Donald Trump made hundred of thousands from his branded Bible and millions from his properties – but also owes millions for defamation and fraud cases, according to his latest financial disclosures that shed little light on the perennial question of whether the Republican presidential nominee is, in fact, solvent.
Voluminous disclosure documents to the US Office of Government Ethics to comply with election campaign laws show that, in addition to Trump’s US real estate holdings, he has global financial interests, including registered trademarks in China, Saudi Arabia, Iran, Ukraine and Israel.
He also owns millions in cryptocurrency and has a six-figure investment in gold bars.
But the disclosures also hint at Trump’s substantial personal outgoings, including more than $500m owed to both the writer E Jean Carroll and the New York attorney general resulting from civil judgments involving defamation and accounting fraud.
Both judgments – $83m to Carroll and $454m to New York state – are subject to bonds while Trump appeals the decisions, a process that could take years.
Trump’s Mar-a-Lago home and private club in Florida, which formed part of a case against the Trump Organization involving inflated asset valuations, produced about $57m in income from the club, down about $8m from a previous disclosure.
The disclosures are not a profit-and-loss balance sheet – they only give broad ranges of income and assets – so alone they cannot determine whether Trump is in the red or the black. He has consistently resisted efforts to force the release of his tax returns, although two years ago a Democrat-controlled Congress released six years of Trump’s tax returns, dating to 2015, the year he announced his presidential bid.
Earlier this year, Trump joined Bloomberg Billionaires Index of 500 richest people, with a fortune of $6.5bn – a $4bn increase, resulting from a Spac merger of his social media company, Trump Media & Technology Group, which operates the Truth Social site where the former president posts most of his public messages. But the value of the media group has declined significantly in recent months by as much as $1.3bn.

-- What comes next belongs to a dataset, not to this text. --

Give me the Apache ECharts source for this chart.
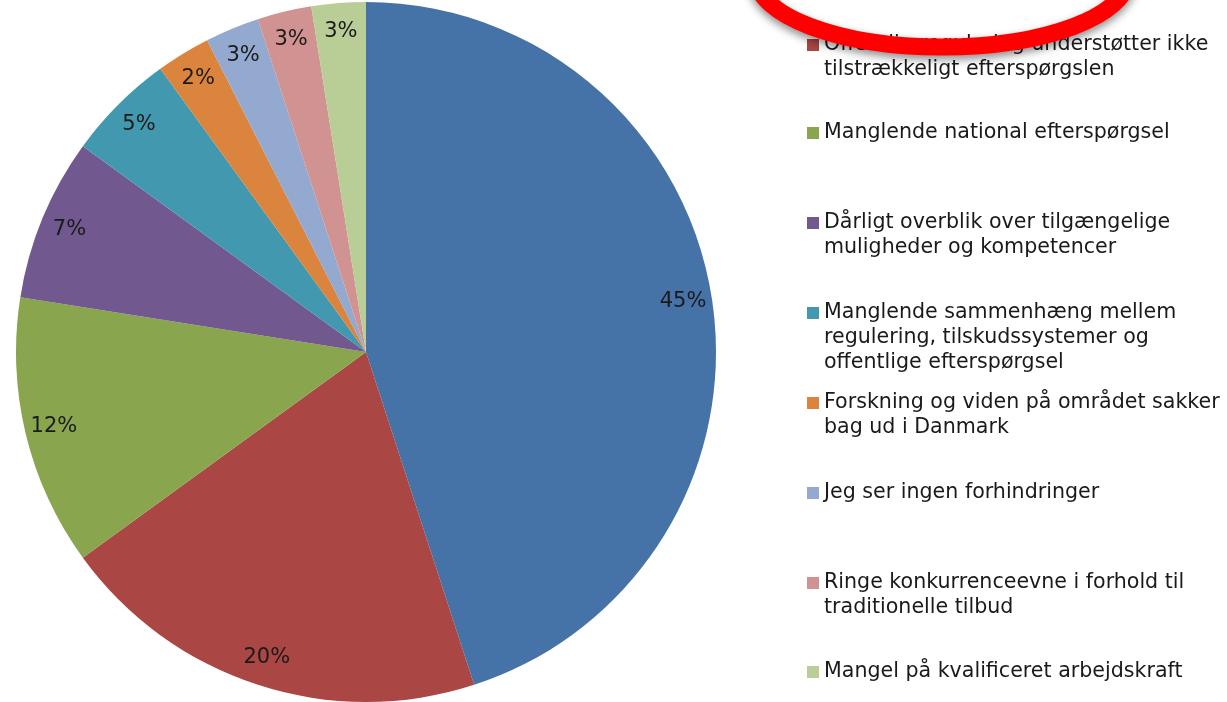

The disclosure comes as US voters are asked to weigh the relative fortunes of candidates and their running partners ahead of November’s presidential vote. The Democratic candidate, Kamala Harris, is estimated to be worth $8m, while her running mate and Minnesota governor, Tim Walz, made headlines for being worth a modest $330,000.
The net worth of Trump’s running mate, JD Vance, who worked as a venture capitalist and wrote a successful memoir, is placed at $4m, including $250,000 in bitcoin. Joe Biden and Jill Biden’s wealth is placed at $10m, including the $400,000 annual salary he earns as president.
The particularities of Trump’s financial disclosures show that he earned $12m through licensing and royalty deals. Those include about $7m he earned from a NFT licensing deal that sells digital “trading cards”.
The former president also reported earning about $5m in royalties for his recent books Letters to Trump and Our Journey Together. A Bible, published in association with the country singer Lee Greenwood, earned $300,000.
There was no income reported from his gold high-top sneaker line.
Trump, who recently signaled his support for cryptocurrencies at a global crypto convention in Nashville, Tennessee, declares between $1 and $5m in Ethereum. His son Eric Trump, who currently runs the Trump Organization, recently posted on X that he had “truly fallen in love with Crypto” and alerted to an unspecified “big announcement”.
Alongside the former president’s disclosures, the former first lady Melania Trump said she had earned $237,500 from a booking to speak to Republicans in Florida, and about $330,000 from NFTs, or non-fungible tokens, which have recently included digital portraits of her celebrating Women’s History Month.
The documents also hint at changes in direction at Trump’s real estate empire. Three Chinese companies that may be related to real estate deals were dissolved, though he still owns trademarks in the country. He also paid off a Deutsche Bank mortgage of between $25m to $50m on his Chicago Trump International hotel.